- WORK REQUIRED
Leaving out every picture, copy the lines of the data exactly, from the first through the line containing "const dRTicks = [-0.05, -0.03, -0.01, 0.01, 0.03, 0.05, 0.07]".

- DATA PROVIDED
::::::::::
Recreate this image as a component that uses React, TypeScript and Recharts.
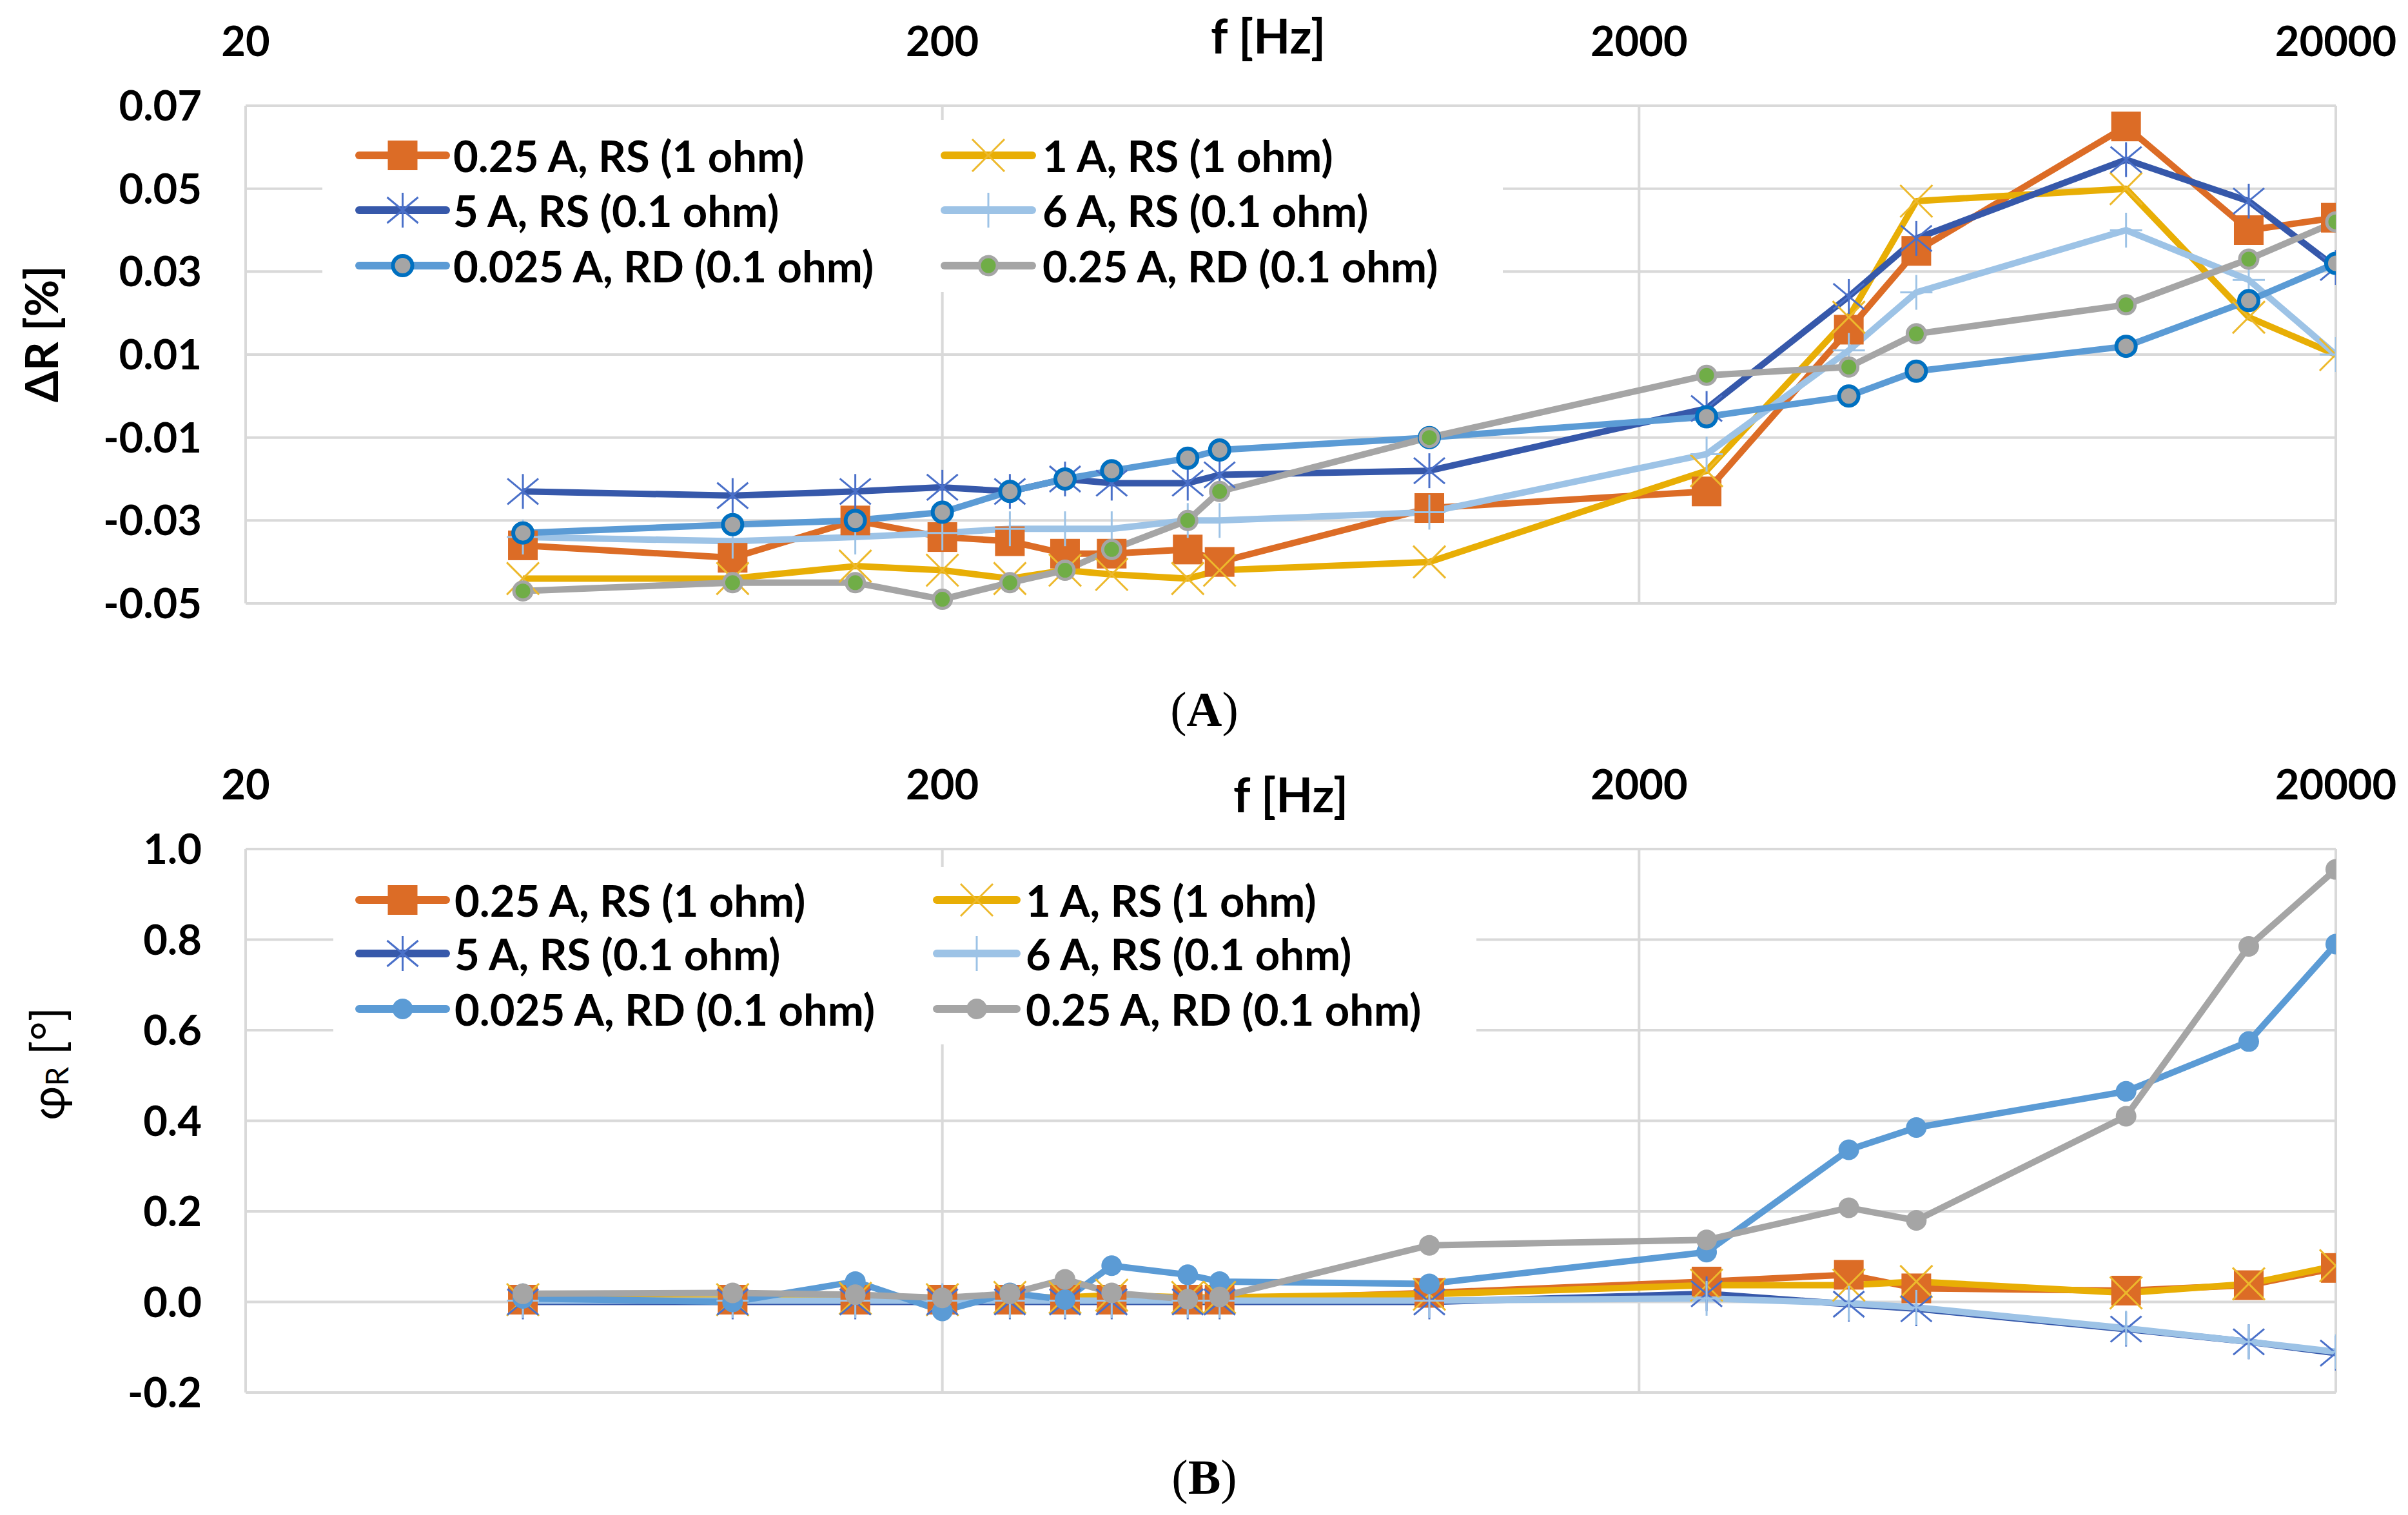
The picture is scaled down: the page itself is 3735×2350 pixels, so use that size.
import React from 'react'
import { LineChart, Line, XAxis, YAxis, CartesianGrid, Label } from 'recharts'

const FONT = 'Lato, "Open Sans", sans-serif'

const freqs = [50, 100, 150, 200, 250, 300, 350, 450, 500, 1000, 2500, 4000, 5000, 10000, 15000, 20000]
const xTicks = [20, 200, 2000, 20000]

const seriesNames = [
  '0.25 A, RS (1 ohm)',
  '1 A, RS (1 ohm)',
  '5 A, RS (0.1 ohm)',
  '6 A, RS (0.1 ohm)',
  '0.025 A, RD (0.1 ohm)',
  '0.25 A, RD (0.1 ohm)',
]

// (A) deltaR [%]
const dR_025A_RS = [-0.036, -0.039, -0.030, -0.034, -0.035, -0.038, -0.038, -0.037, -0.040, -0.027, -0.023, 0.016, 0.035, 0.065, 0.040, 0.043]
const dR_1A_RS = [-0.044, -0.044, -0.041, -0.042, -0.044, -0.042, -0.043, -0.044, -0.042, -0.040, -0.018, 0.019, 0.047, 0.050, 0.019, 0.010]
const dR_5A_RS = [-0.023, -0.024, -0.023, -0.022, -0.023, -0.020, -0.021, -0.021, -0.019, -0.018, -0.003, 0.024, 0.038, 0.057, 0.047, 0.031]
const dR_6A_RS = [-0.034, -0.035, -0.034, -0.033, -0.032, -0.032, -0.032, -0.030, -0.030, -0.028, -0.014, 0.011, 0.025, 0.040, 0.028, 0.010]
const dR_0025A_RD = [-0.033, -0.031, -0.030, -0.028, -0.023, -0.020, -0.018, -0.015, -0.013, -0.010, -0.005, 0.000, 0.006, 0.012, 0.023, 0.032]
const dR_025A_RD = [-0.047, -0.045, -0.045, -0.049, -0.045, -0.042, -0.037, -0.030, -0.023, -0.010, 0.005, 0.007, 0.015, 0.022, 0.033, 0.042]
const dRTicks = [-0.05, -0.03, -0.01, 0.01, 0.03, 0.05, 0.07]

// (B) phiR [deg]
const ph_025A_RS = [0.005, 0.005, 0.005, 0.005, 0.005, 0.005, 0.005, 0.005, 0.005, 0.02, 0.045, 0.06, 0.03, 0.025, 0.037, 0.075]
const ph_1A_RS = [0.005, 0.005, 0.008, 0.005, 0.01, 0.01, 0.015, 0.01, 0.01, 0.017, 0.037, 0.037, 0.045, 0.02, 0.04, 0.08]
const ph_5A_RS = [0.0, 0.0, 0.0, 0.0, 0.0, 0.0, 0.0, 0.0, 0.0, 0.0, 0.018, -0.005, -0.015, -0.06, -0.088, -0.113]
const ph_6A_RS = [0.003, 0.003, 0.003, 0.003, 0.003, 0.003, 0.003, 0.003, 0.003, 0.003, 0.008, -0.003, -0.012, -0.058, -0.088, -0.11]
const ph_0025A_RD = [0.008, 0.0, 0.045, -0.02, 0.02, 0.005, 0.08, 0.06, 0.045, 0.04, 0.11, 0.336, 0.385, 0.465, 0.575, 0.79]
const ph_025A_RD = [0.018, 0.02, 0.016, 0.009, 0.018, 0.05, 0.02, 0.006, 0.011, 0.125, 0.137, 0.208, 0.18, 0.41, 0.785, 0.955]
const phTicks = [-0.2, 0, 0.2, 0.4, 0.6, 0.8, 1.0]

const toRows = (cols: number[][]) =>
  freqs.map((f, i) => {
    const row: Record<string, number> = { f }
    cols.forEach((c, k) => (row[`s${k}`] = c[i]))
    return row
  })

const rowsA = toRows([dR_025A_RS, dR_1A_RS, dR_5A_RS, dR_6A_RS, dR_0025A_RD, dR_025A_RD])
const rowsB = toRows([ph_025A_RS, ph_1A_RS, ph_5A_RS, ph_6A_RS, ph_0025A_RD, ph_025A_RD])

type Marker = (cx: number, cy: number, k: string) => React.ReactElement

const squareMark = (color: string): Marker => (cx, cy, k) => (
  <rect key={k} x={cx - 23} y={cy - 23} width={46} height={46} fill={color} />
)
const xMark = (color: string): Marker => (cx, cy, k) => (
  <g key={k} stroke={color} strokeWidth={3}>
    <line x1={cx - 25} y1={cy - 25} x2={cx + 25} y2={cy + 25} />
    <line x1={cx - 25} y1={cy + 25} x2={cx + 25} y2={cy - 25} />
  </g>
)
const starMark = (color: string): Marker => (cx, cy, k) => (
  <g key={k} stroke={color} strokeWidth={3}>
    <line x1={cx} y1={cy - 27} x2={cx} y2={cy + 27} />
    <line x1={cx - 24} y1={cy - 20} x2={cx + 24} y2={cy + 20} />
    <line x1={cx - 24} y1={cy + 20} x2={cx + 24} y2={cy - 20} />
  </g>
)
const plusMark = (color: string): Marker => (cx, cy, k) => (
  <g key={k} stroke={color} strokeWidth={3}>
    <line x1={cx} y1={cy - 27} x2={cx} y2={cy + 27} />
    <line x1={cx - 25} y1={cy} x2={cx + 25} y2={cy} />
  </g>
)
const circleMark = (fill: string, stroke: string, r: number, sw: number): Marker => (cx, cy, k) => (
  <circle key={k} cx={cx} cy={cy} r={r} fill={fill} stroke={stroke} strokeWidth={sw} />
)

type Style = { color: string; marker: Marker }

const ORANGE = '#DC6C26'
const GOLD = '#E8AE05'
const DARKBLUE = '#3658AA'
const LIGHTBLUE = '#9DC3E6'
const BLUE = '#5B9BD5'
const GRAY = '#A5A5A5'

const stylesA: Style[] = [
  { color: ORANGE, marker: squareMark(ORANGE) },
  { color: GOLD, marker: xMark('#EDB92C') },
  { color: DARKBLUE, marker: starMark('#4A70C9') },
  { color: LIGHTBLUE, marker: plusMark(LIGHTBLUE) },
  { color: BLUE, marker: circleMark(GRAY, '#0070C0', 15, 6) },
  { color: GRAY, marker: circleMark('#70AD47', GRAY, 14, 5) },
]
const stylesB: Style[] = [
  stylesA[0],
  stylesA[1],
  stylesA[2],
  stylesA[3],
  { color: BLUE, marker: circleMark(BLUE, BLUE, 15, 2) },
  { color: GRAY, marker: circleMark(GRAY, GRAY, 15, 2) },
]

type PanelProps = {
  rows: Record<string, number>[]
  styles: Style[]
  height: number
  axisHeight: number
  bottom: number
  yDomain: [number, number]
  yTicks: number[]
  digits: number
  xLabelOffset: number
  xLabelDx: number
  yLabel: React.ReactElement
}

function Panel(p: PanelProps) {
  const tickStyle = { fill: '#000', fontSize: 65, fontWeight: 700, fontFamily: FONT }
  return (
    <LineChart width={3735} height={p.height} data={p.rows} margin={{ top: 0, right: 112, bottom: p.bottom, left: 0 }}>
      <CartesianGrid stroke="#D9D9D9" strokeWidth={4} />
      <XAxis
        dataKey="f"
        type="number"
        scale="log"
        domain={[20, 20000]}
        ticks={xTicks}
        interval={0}
        allowDataOverflow
        orientation="top"
        height={p.axisHeight}
        axisLine={false}
        tickLine={false}
        tickSize={0}
        tickMargin={77}
        tick={tickStyle}
      >
        <Label
          value="f [Hz]"
          position="insideTop"
          offset={p.xLabelOffset}
          dx={p.xLabelDx}
          style={{ fontSize: 74, fontWeight: 700, fill: '#000', fontFamily: FONT }}
        />
      </XAxis>
      <YAxis
        type="number"
        domain={p.yDomain}
        ticks={p.yTicks}
        interval={0}
        width={381}
        axisLine={false}
        tickLine={false}
        tickSize={0}
        tickMargin={68}
        tickFormatter={(v: number) => v.toFixed(p.digits)}
        tick={tickStyle}
      >
        <Label content={() => p.yLabel} />
      </YAxis>
      {p.styles.map((s, k) => (
        <Line
          key={k}
          type="linear"
          dataKey={`s${k}`}
          stroke={s.color}
          strokeWidth={10}
          strokeLinejoin="round"
          dot={(d: any) => s.marker(d.cx, d.cy, `m${k}-${d.index}`)}
          activeDot={false}
          isAnimationActive={false}
        />
      ))}
    </LineChart>
  )
}

type LegendProps = {
  box: [number, number, number, number]
  rowY: number[]
  cols: { x1: number; x2: number; tx: number }[]
  styles: Style[]
}

function LegendBox({ box, rowY, cols, styles }: LegendProps) {
  return (
    <g>
      <rect x={box[0]} y={box[1]} width={box[2]} height={box[3]} fill="#fff" />
      {seriesNames.map((name, i) => {
        const c = cols[i % 2]
        const y = rowY[Math.floor(i / 2)]
        const s = styles[i]
        return (
          <g key={name}>
            <line x1={c.x1} y1={y} x2={c.x2} y2={y} stroke={s.color} strokeWidth={12} strokeLinecap="round" />
            {s.marker((c.x1 + c.x2) / 2, y, `lg${i}`)}
            <text x={c.tx} y={y} dominantBaseline="central" fontSize={67} fontWeight={700} fontFamily={FONT} fill="#000">
              {name}
            </text>
          </g>
        )
      })}
    </g>
  )
}

export default function App() {
  const yLabelA = (
    <text
      x={63}
      y={518}
      transform="rotate(-90 63 518)"
      textAnchor="middle"
      dominantBaseline="central"
      fontSize={70}
      fontWeight={700}
      fontFamily={FONT}
      fill="#000"
    >
      ΔR [%]
    </text>
  )
  const yLabelB = (
    <text
      x={72}
      y={500}
      transform="rotate(-90 72 500)"
      textAnchor="middle"
      dominantBaseline="central"
      fontSize={72}
      fontFamily={FONT}
      fill="#000"
    >
      φ
      <tspan fontSize={48} dy={15}>R</tspan>
      <tspan dy={-15}> [°]</tspan>
    </text>
  )

  return (
    <div style={{ position: 'absolute', left: 0, top: 0, width: 3735, height: 2350, background: '#fff' }}>
      <div style={{ position: 'absolute', left: 0, top: 0 }}>
        <Panel
          rows={rowsA}
          styles={stylesA}
          height={1000}
          axisHeight={164}
          bottom={64}
          yDomain={[-0.05, 0.07]}
          yTicks={dRTicks}
          digits={2}
          xLabelOffset={30}
          xLabelDx={-35}
          yLabel={yLabelA}
        />
      </div>
      <div style={{ position: 'absolute', left: 0, top: 1150 }}>
        <Panel
          rows={rowsB}
          styles={stylesB}
          height={1070}
          axisHeight={167}
          bottom={60}
          yDomain={[-0.2, 1.0]}
          yTicks={phTicks}
          digits={1}
          xLabelOffset={57}
          xLabelDx={0}
          yLabel={yLabelB}
        />
      </div>
      <svg width={3735} height={2350} style={{ position: 'absolute', left: 0, top: 0, pointerEvents: 'none' }}>
        <LegendBox
          box={[500, 186, 1831, 267]}
          rowY={[241, 326, 412]}
          cols={[
            { x1: 557, x2: 692, tx: 703 },
            { x1: 1465, x2: 1601, tx: 1617 },
          ]}
          styles={stylesA}
        />
        <LegendBox
          box={[517, 1345, 1773, 275]}
          rowY={[1396, 1479, 1565]}
          cols={[
            { x1: 557, x2: 692, tx: 705 },
            { x1: 1453, x2: 1577, tx: 1591 },
          ]}
          styles={stylesB}
        />
        <text x={1868} y={1126} textAnchor="middle" fontSize={76} fontFamily='"Liberation Serif", serif' fill="#000">
          (<tspan fontWeight={700}>A</tspan>)
        </text>
        <text x={1868} y={2317} textAnchor="middle" fontSize={76} fontFamily='"Liberation Serif", serif' fill="#000">
          (<tspan fontWeight={700}>B</tspan>)
        </text>
      </svg>
    </div>
  )
}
::::::::::
- RESPONSE TO THIS EXERCISE
Recreate this image as a component that uses React, TypeScript and Recharts.
The picture is scaled down: the page itself is 3735×2350 pixels, so use that size.
import React from 'react'
import { LineChart, Line, XAxis, YAxis, CartesianGrid, Label } from 'recharts'

const FONT = 'Lato, "Open Sans", sans-serif'

const freqs = [50, 100, 150, 200, 250, 300, 350, 450, 500, 1000, 2500, 4000, 5000, 10000, 15000, 20000]
const xTicks = [20, 200, 2000, 20000]

const seriesNames = [
  '0.25 A, RS (1 ohm)',
  '1 A, RS (1 ohm)',
  '5 A, RS (0.1 ohm)',
  '6 A, RS (0.1 ohm)',
  '0.025 A, RD (0.1 ohm)',
  '0.25 A, RD (0.1 ohm)',
]

// (A) deltaR [%]
const dR_025A_RS = [-0.036, -0.039, -0.030, -0.034, -0.035, -0.038, -0.038, -0.037, -0.040, -0.027, -0.023, 0.016, 0.035, 0.065, 0.040, 0.043]
const dR_1A_RS = [-0.044, -0.044, -0.041, -0.042, -0.044, -0.042, -0.043, -0.044, -0.042, -0.040, -0.018, 0.019, 0.047, 0.050, 0.019, 0.010]
const dR_5A_RS = [-0.023, -0.024, -0.023, -0.022, -0.023, -0.020, -0.021, -0.021, -0.019, -0.018, -0.003, 0.024, 0.038, 0.057, 0.047, 0.031]
const dR_6A_RS = [-0.034, -0.035, -0.034, -0.033, -0.032, -0.032, -0.032, -0.030, -0.030, -0.028, -0.014, 0.011, 0.025, 0.040, 0.028, 0.010]
const dR_0025A_RD = [-0.033, -0.031, -0.030, -0.028, -0.023, -0.020, -0.018, -0.015, -0.013, -0.010, -0.005, 0.000, 0.006, 0.012, 0.023, 0.032]
const dR_025A_RD = [-0.047, -0.045, -0.045, -0.049, -0.045, -0.042, -0.037, -0.030, -0.023, -0.010, 0.005, 0.007, 0.015, 0.022, 0.033, 0.042]
const dRTicks = [-0.05, -0.03, -0.01, 0.01, 0.03, 0.05, 0.07]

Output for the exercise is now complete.